_Exercise description_.
Repeat all of the material below exactly as written, images excluded.

################

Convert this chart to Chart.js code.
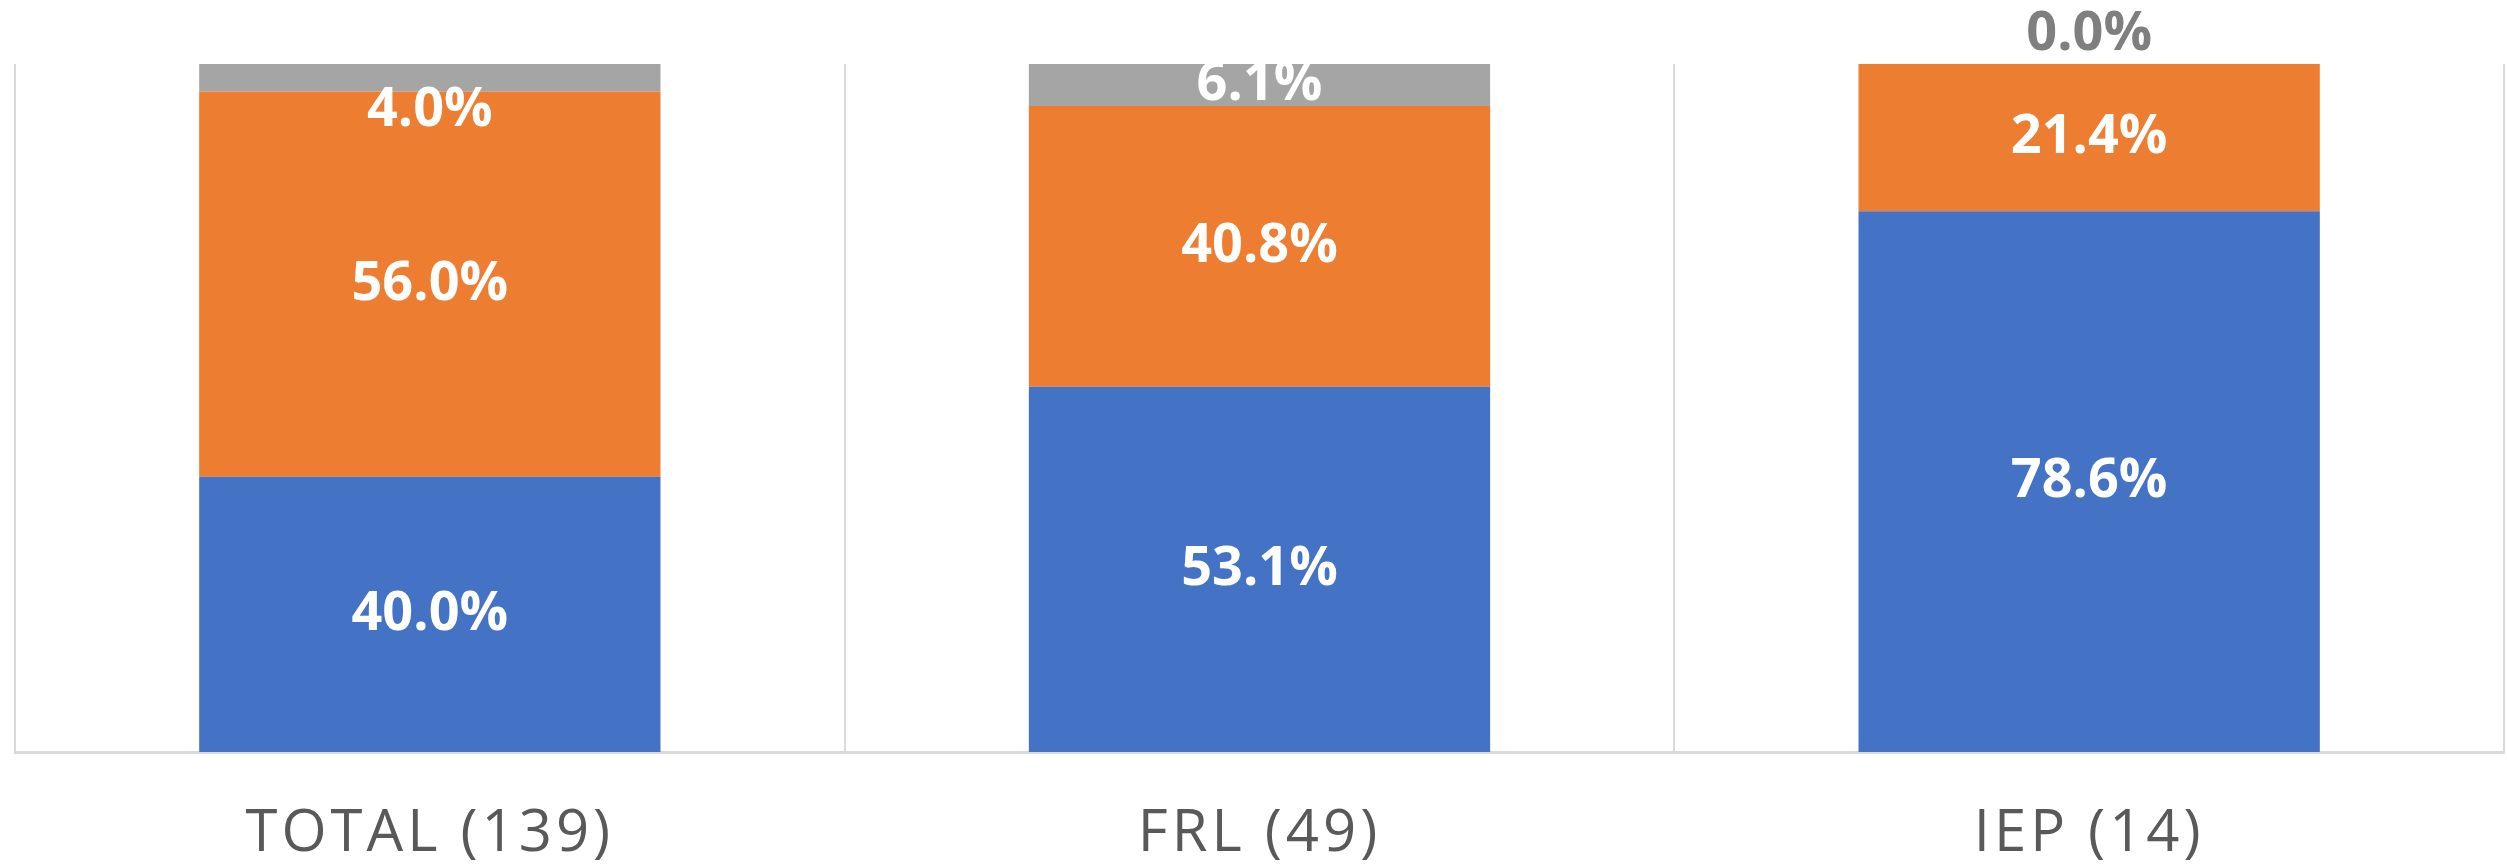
<!DOCTYPE html>
<html>
<head>
<meta charset="utf-8">
<script src="https://cdn.jsdelivr.net/npm/chart.js@4/dist/chart.umd.min.js"></script>
<style>
  html, body { margin: 0; padding: 0; background: #fff; }
  #wrap { width: 2507px; height: 866px; }
</style>
</head>
<body>
<div id="wrap"><canvas id="chart" width="2507" height="866"></canvas></div>
<script>
const categories = ['TOTAL (139)', 'FRL (49)', 'IEP (14)'];
const blueValues = [40.0, 53.1, 78.6];
const orangeValues = [56.0, 40.8, 21.4];
const grayValues = [4.0, 6.1, 0.0];
const yTicks = [0, 100];

// wider letter spacing for the category labels
const spacing = {
  id: 'spacing',
  beforeDraw(chart) {
    chart.ctx.letterSpacing = '4px';
  }
};

// draws the percentage labels on each segment
const segmentLabels = {
  id: 'segmentLabels',
  afterDatasetsDraw(chart) {
    const ctx = chart.ctx;
    ctx.save();
    ctx.letterSpacing = '0px';
    ctx.font = 'bold 54px "Open Sans"';
    ctx.textAlign = 'center';
    ctx.textBaseline = 'middle';
    chart.data.datasets.forEach((ds, i) => {
      const meta = chart.getDatasetMeta(i);
      meta.data.forEach((bar, j) => {
        const v = ds.data[j];
        const txt = v.toFixed(1) + '%';
        const top = Math.min(bar.y, bar.base);
        const bottom = Math.max(bar.y, bar.base);
        const h = bottom - top;
        let y = top + h / 2;
        ctx.fillStyle = '#ffffff';
        if (v === 0) {
          y = top - 29;
          ctx.fillStyle = '#7f7f7f';
        } else if (h < 30) {
          y = bottom + 19;
        }
        ctx.fillText(txt, bar.x, y);
      });
    });
    ctx.restore();
  }
};

new Chart(document.getElementById('chart'), {
  type: 'bar',
  data: {
    labels: categories,
    datasets: [
      { label: 'Blue', data: blueValues, backgroundColor: '#4472C4' },
      { label: 'Orange', data: orangeValues, backgroundColor: '#ED7D31' },
      { label: 'Gray', data: grayValues, backgroundColor: '#A5A5A5' }
    ]
  },
  options: {
    responsive: false,
    animation: false,
    layout: { padding: { left: 15, right: 3, top: 64, bottom: 0 } },
    datasets: { bar: { categoryPercentage: 1, barPercentage: 0.556 } },
    plugins: { legend: { display: false }, tooltip: { enabled: false } },
    scales: {
      x: {
        stacked: true,
        grid: { color: '#D9D9D9', lineWidth: 2, drawTicks: false, offset: true },
        border: { color: '#D9D9D9', width: 3 },
        ticks: { color: '#595959', padding: 48, font: { family: '"Open Sans"', size: 58 } },
        afterFit(scale) { scale.height = 114; }
      },
      y: {
        stacked: true,
        display: false,
        min: yTicks[0],
        max: yTicks[1]
      }
    }
  },
  plugins: [spacing, segmentLabels]
});
</script>
</body>
</html>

################

_Expected answer_.
Convert this chart to Chart.js code.
<!DOCTYPE html>
<html>
<head>
<meta charset="utf-8">
<script src="https://cdn.jsdelivr.net/npm/chart.js@4/dist/chart.umd.min.js"></script>
<style>
  html, body { margin: 0; padding: 0; background: #fff; }
  #wrap { width: 2507px; height: 866px; }
</style>
</head>
<body>
<div id="wrap"><canvas id="chart" width="2507" height="866"></canvas></div>
<script>
const categories = ['TOTAL (139)', 'FRL (49)', 'IEP (14)'];
const blueValues = [40.0, 53.1, 78.6];
const orangeValues = [56.0, 40.8, 21.4];
const grayValues = [4.0, 6.1, 0.0];
const yTicks = [0, 100];

// wider letter spacing for the category labels
const spacing = {
  id: 'spacing',
  beforeDraw(chart) {
    chart.ctx.letterSpacing = '4px';
  }
};

// draws the percentage labels on each segment
const segmentLabels = {
  id: 'segmentLabels',
  afterDatasetsDraw(chart) {
    const ctx = chart.ctx;
    ctx.save();
    ctx.letterSpacing = '0px';
    ctx.font = 'bold 54px "Open Sans"';
    ctx.textAlign = 'center';
    ctx.textBaseline = 'middle';
    chart.data.datasets.forEach((ds, i) => {
      const meta = chart.getDatasetMeta(i);
      meta.data.forEach((bar, j) => {
        const v = ds.data[j];
        const txt = v.toFixed(1) + '%';
        const top = Math.min(bar.y, bar.base);
        const bottom = Math.max(bar.y, bar.base);
        const h = bottom - top;
        let y = top + h / 2;
        ctx.fillStyle = '#ffffff';
        if (v === 0) {
          y = top - 29;
          ctx.fillStyle = '#7f7f7f';
        } else if (h < 30) {
          y = bottom + 19;
        }
        ctx.fillText(txt, bar.x, y);
      });
    });
    ctx.restore();
  }
};

new Chart(document.getElementById('chart'), {
  type: 'bar',
  data: {
    labels: categories,
    datasets: [
      { label: 'Blue', data: blueValues, backgroundColor: '#4472C4' },
      { label: 'Orange', data: orangeValues, backgroundColor: '#ED7D31' },
      { label: 'Gray', data: grayValues, backgroundColor: '#A5A5A5' }
    ]
  },
  options: {
    responsive: false,
    animation: false,
    layout: { padding: { left: 15, right: 3, top: 64, bottom: 0 } },
    datasets: { bar: { categoryPercentage: 1, barPercentage: 0.556 } },
    plugins: { legend: { display: false }, tooltip: { enabled: false } },
    scales: {
      x: {
        stacked: true,
        grid: { color: '#D9D9D9', lineWidth: 2, drawTicks: false, offset: true },
        border: { color: '#D9D9D9', width: 3 },
        ticks: { color: '#595959', padding: 48, font: { family: '"Open Sans"', size: 58 } },
        afterFit(scale) { scale.height = 114; }
      },
      y: {
        stacked: true,
        display: false,
        min: yTicks[0],
        max: yTicks[1]
      }
    }
  },
  plugins: [spacing, segmentLabels]
});
</script>
</body>
</html>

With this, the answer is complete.